Natalia did another roll of the knife, closed and open, then leaned down, smearing the blade clean of blood against the bearskin, then rolling it closed and turning the knife end over end in her fist, then closing the lock shut. She dropped it in her hip pocket, the others of the wildmen dead around her, some of the shore party still standing beside her, gunfire from near the helicopter, but mostly the fire from the M-60 machine gun being used.

'Paul— it is Natalia— I must get inside!'

She glanced at the gold lady's Rolex on her left wrist— she judged perhaps five minutes remained until launch.

And if she and Rourke were in the access tunnel trying to confuse or disarm the system when the first missile hit ignition— they would be vaporized.

'Paul!'

'Come ahead, Natalia!' Again, she started to run.

Chapter Thirty-Eight

Rourke used the small stainless steel screwdriver on his key ring to remove the last of the bolts over what he hoped was the master electrical panel cover. He tugged at the ends— it was jammed. He withdrew the Black Chrome Sting IA from its sheath, using it to pry against the cover— the cover snapped loudly, echoing in the tunnel as the mechanical voice droned on—'T

minus five minutes twenty-five seconds and counting— T minus five minutes twenty-seconds and counting— T minus five minutes fifteen seconds and counting.'

'Shut up!' he shouted. 'Shut up, damnit!'

'T minus five minutes five seconds and counting,' the voice almost answered.

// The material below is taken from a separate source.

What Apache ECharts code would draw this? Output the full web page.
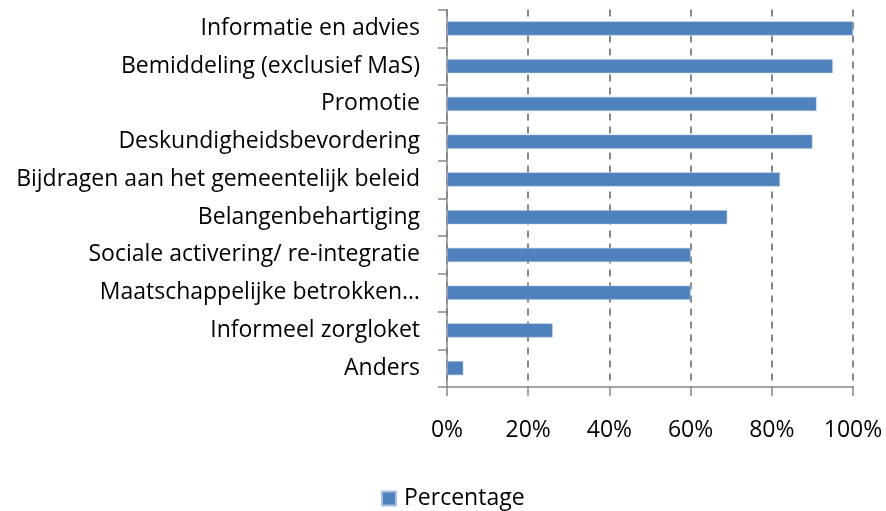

Beneath the panel were a maze of multicolored wires— he had wired his own home, wired the Retreat— he had wired bombs of conventional explosives— he had never seen such a confusing array of wires in his life. Some would be blinds, some double blinds, some trip detonators that would fuse all the wires in the panel and make disarming the system totally impossible— 'Shit,' he rasped.

Rourke glanced to his left— 'T minus four minutes fifty seconds and counting.'

He could see the fin section of the nearest of the missiles, this the missile that would launch first, its flame discharge sufficient to vaporize him before he would have the chance to realize it was happening.

'T minus four minutes forty seconds and counting.'

'Shut up—'

Rourke snatched one of the Detonics pistols out of the double Alessi rig and fired up into the speaker box at the far end of the tunnel.

But still he could hear the voice, only more distant from the next farther speaker.

'T minus four minutes thirty five seconds and counting.'

Rourke holstered his gun, studying the wiring diagram— 'Come on, Natalia— damnit— come on!' She knew the system better than he did— had studied its stolen plans. For once in his life he prayed Soviet Intelligence had gotten perfect information.